Dammit! I have had this timing light since I was a teenager and have never damaged it on an engine. It still works but I am using a bit of twist-tie to hold it on the spark plug wire. At this point it was getting really hot in the garage and I was tired for fighting with this engine so I just shut it down.
I also saw that a bunch of crap was in the fuel filter. I flushed everything out except the fuel pump and the stupid little gas tank I am using. I cleaned out the filter. All I need is more crap in the carb.
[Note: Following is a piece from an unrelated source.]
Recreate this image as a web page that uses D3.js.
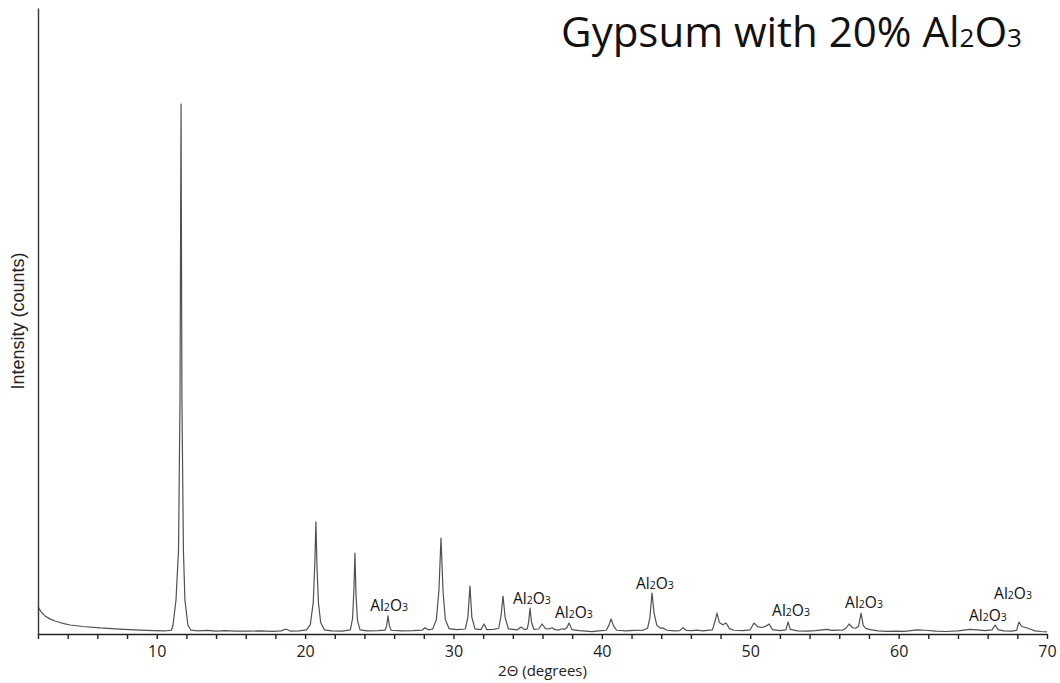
<!DOCTYPE html>
<html>
<head>
<meta charset="utf-8">
<script src="https://cdn.jsdelivr.net/npm/d3@7"></script>
<style>
  html, body { margin: 0; padding: 0; background: #fff; }
  svg { display: block; }
</style>
</head>
<body>
<svg id="chart" width="1060" height="683"></svg>
<script>
// Powder XRD trace: 2θ (degrees) and intensity (counts)
const twoTheta = [
  2.0, 2.2, 2.47, 2.8, 3.15, 3.6, 4.16, 5.0, 6.18, 7.5, 8.87, 9.8, 10.56,
  11.0, 11.1, 11.3, 11.47, 11.57, 11.64, 11.7, 11.8, 11.9, 12.1, 12.3, 12.8,
  13.4, 14.0, 14.6, 15.3, 16.2, 17.0, 17.8, 18.4, 18.7, 19.0, 19.6,
  20.1, 20.35, 20.55, 20.66, 20.73, 20.8, 20.9, 21.05, 21.3, 21.8, 22.5,
  23.05, 23.2, 23.29, 23.36, 23.43, 23.53, 23.7, 24.2, 24.9,
  25.4, 25.5, 25.59, 25.68, 25.8, 26.5, 27.3, 27.9, 28.08, 28.3,
  28.6, 28.85, 29.02, 29.16, 29.3, 29.45, 29.7, 30.2,
  30.8, 30.97, 31.11, 31.24, 31.45, 31.85, 32.06, 32.25, 32.7,
  33.05, 33.2, 33.34, 33.48, 33.7, 34.3, 34.55, 34.8,
  34.98, 35.07, 35.16, 35.26, 35.42, 35.75, 35.97, 36.2, 36.45, 36.64, 36.85,
  37.1, 37.31, 37.5, 37.65, 37.79, 37.98, 38.5, 39.34, 39.8,
  40.3, 40.48, 40.62, 40.78, 41.0, 41.6, 42.2, 42.8,
  43.08, 43.24, 43.38, 43.52, 43.7, 43.95, 44.12, 44.4, 44.9,
  45.25, 45.47, 45.7, 46.1, 46.41, 46.8,
  47.45, 47.62, 47.76, 47.92, 48.15, 48.37, 48.6, 48.9, 49.5,
  50.0, 50.25, 50.5, 50.8, 51.05, 51.27, 51.5, 52.0,
  52.4, 52.55, 52.7, 53.2, 53.8, 54.4, 55.17, 55.5, 55.85, 56.2,
  56.45, 56.66, 56.9, 57.1, 57.3, 57.47, 57.62, 57.8, 58.1, 58.6,
  59.2, 59.8, 60.4, 61.24, 61.8, 62.5, 63.2, 64.0, 64.81, 65.3, 65.8,
  66.3, 66.5, 66.7, 67.1, 67.6, 67.95, 68.11, 68.3, 68.6, 68.9, 69.2, 69.6, 70.0
];
const counts = [
  259, 215, 173, 145, 125, 105, 86, 72, 58, 47, 38, 33, 29,
  38, 86, 326, 805, 2243, 5080, 2243, 805, 326, 86, 38, 30,
  34, 27, 33, 28, 27, 30, 26, 30, 48, 28, 30,
  40, 90, 300, 700, 1074, 650, 300, 110, 40, 30, 28,
  40, 150, 420, 776, 380, 130, 40, 30, 32,
  38, 80, 173, 80, 36, 30, 32, 38, 60, 40,
  48, 140, 420, 920, 400, 140, 52, 42,
  48, 160, 460, 160, 50, 42, 96, 42, 45,
  55, 170, 364, 160, 50, 40, 67, 42,
  50, 120, 249, 110, 45, 48, 96, 52, 50, 60, 42,
  38, 50, 45, 62, 105, 42, 32, 22, 30,
  36, 85, 144, 80, 36, 30, 34, 38,
  55, 160, 393, 200, 85, 55, 58, 36, 30,
  32, 60, 34, 32, 38, 30,
  40, 120, 201, 110, 88, 105, 52, 36, 32,
  40, 105, 70, 62, 75, 96, 42, 32,
  40, 115, 45, 30, 28, 32, 45, 34, 38, 36,
  55, 96, 60, 55, 75, 201, 80, 52, 42, 30,
  25, 28, 26, 40, 36, 28, 24, 30, 45, 40, 32,
  40, 86, 42, 30, 28, 35, 115, 72, 60, 45, 30, 24, 20
];

// Al2O3 reflection labels: anchor in 2θ and intensity units
const labelTheta = [25.66, 35.29, 38.12, 43.58, 52.75, 57.67, 66.02, 67.71];
const labelLevel = [220, 288, 153, 431, 173, 249, 125, 335];

// Axis ticks
const xTicks = d3.range(2, 71, 2);
const xTickLabels = [10, 20, 30, 40, 50, 60, 70];

const titleText = "Gypsum with 20% Al";
const xTitle = "2Θ (degrees)";
const yTitle = "Intensity (counts)";

const svg = d3.select("#chart");
const plot = { left: 38, right: 1047, top: 8, bottom: 634 };

const x = d3.scaleLinear().domain([2, 70]).range([plot.left, plot.right]);
const y = d3.scaleLinear().domain([0, 6000]).range([plot.bottom, plot.top]);

const trace = twoTheta.map((t, i) => [t, counts[i]]);

// Diffraction trace
svg.append("path")
  .datum(trace)
  .attr("fill", "none")
  .attr("stroke", "#505050")
  .attr("stroke-width", 1.2)
  .attr("stroke-linejoin", "round")
  .attr("d", d3.line().x(d => x(d[0])).y(d => y(d[1])));

// X axis
const xAxis = svg.append("g")
  .attr("transform", `translate(0,${plot.bottom})`)
  .call(d3.axisBottom(x)
    .tickValues(xTicks)
    .tickSize(5)
    .tickSizeOuter(0)
    .tickPadding(7)
    .tickFormat(d => xTickLabels.includes(d) ? d : ""));
xAxis.select(".domain").attr("stroke", "#222").attr("stroke-width", 1.6);
xAxis.selectAll(".tick line").attr("stroke", "#222").attr("stroke-width", 1.4);
xAxis.selectAll(".tick text")
  .attr("fill", "#222")
  .style("font-family", "'Open Sans', 'Noto Sans', sans-serif")
  .style("font-size", "16px");

// Y axis (line only)
const yAxis = svg.append("g")
  .attr("transform", `translate(${plot.left},0)`)
  .call(d3.axisLeft(y).tickValues([]).tickSizeOuter(0));
yAxis.select(".domain").attr("stroke", "#333").attr("stroke-width", 1.4);

// Axis titles
svg.append("text")
  .attr("x", (plot.left + plot.right) / 2)
  .attr("y", 676)
  .attr("text-anchor", "middle")
  .attr("fill", "#222")
  .style("font-family", "'Open Sans', 'Noto Sans', sans-serif")
  .style("font-size", "15px")
  .text(xTitle);

svg.append("text")
  .attr("transform", `translate(24,${(plot.top + plot.bottom) / 2}) rotate(-90)`)
  .attr("text-anchor", "middle")
  .attr("fill", "#222")
  .style("font-family", "'Liberation Sans', Arial, sans-serif")
  .style("font-size", "18px")
  .text(yTitle);

// Chemical formula with small digits
function formula(sel, sizeEm) {
  sel.append("tspan").text("Al");
  sel.append("tspan").attr("font-size", sizeEm).text("2");
  sel.append("tspan").text("O");
  sel.append("tspan").attr("font-size", sizeEm).text("3");
}

// Peak labels
labelTheta.forEach((t, i) => {
  const lab = svg.append("text")
    .attr("x", x(t))
    .attr("y", y(labelLevel[i]))
    .attr("text-anchor", "middle")
    .attr("fill", "#111")
    .style("font-family", "'Open Sans', 'Noto Sans', sans-serif")
    .style("font-size", "15.5px");
  formula(lab, "0.68em");
});

// Title
const title = svg.append("text")
  .attr("x", 1022)
  .attr("y", 47)
  .attr("text-anchor", "end")
  .attr("fill", "#111")
  .style("font-family", "'Open Sans', 'Noto Sans', sans-serif")
  .style("font-size", "42px");
title.append("tspan").text(titleText);
title.append("tspan").attr("font-size", "0.62em").text("2");
title.append("tspan").text("O");
title.append("tspan").attr("font-size", "0.62em").text("3");
</script>
</body>
</html>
Rachael and I have been making progress on cleaning up the fuel tank area. The undercoating did its job well and the rust is pretty minimal in the undercoated areas. But they did not do a good job getting undercoating in a lot of areas like the reinforcement bits that run across the body.
More clean and unclean areas. We have found the secret to getting the undercoating off is heat. We warm the area for 5-10 seconds with a propane torch then peel the undercoating off with a putty knife.
There are a lot of blind and hard to get to areas too. This one is on either side of the rear crossmember and the rear bumper bolts go in the shinier hole down there.
Here Rachael is using a rust converter product on all the gas tank and bumper brackets. After they dry we will paint them.
Just in time too. The new gas tank showed up today. It looks a hell of a lot better than the old one.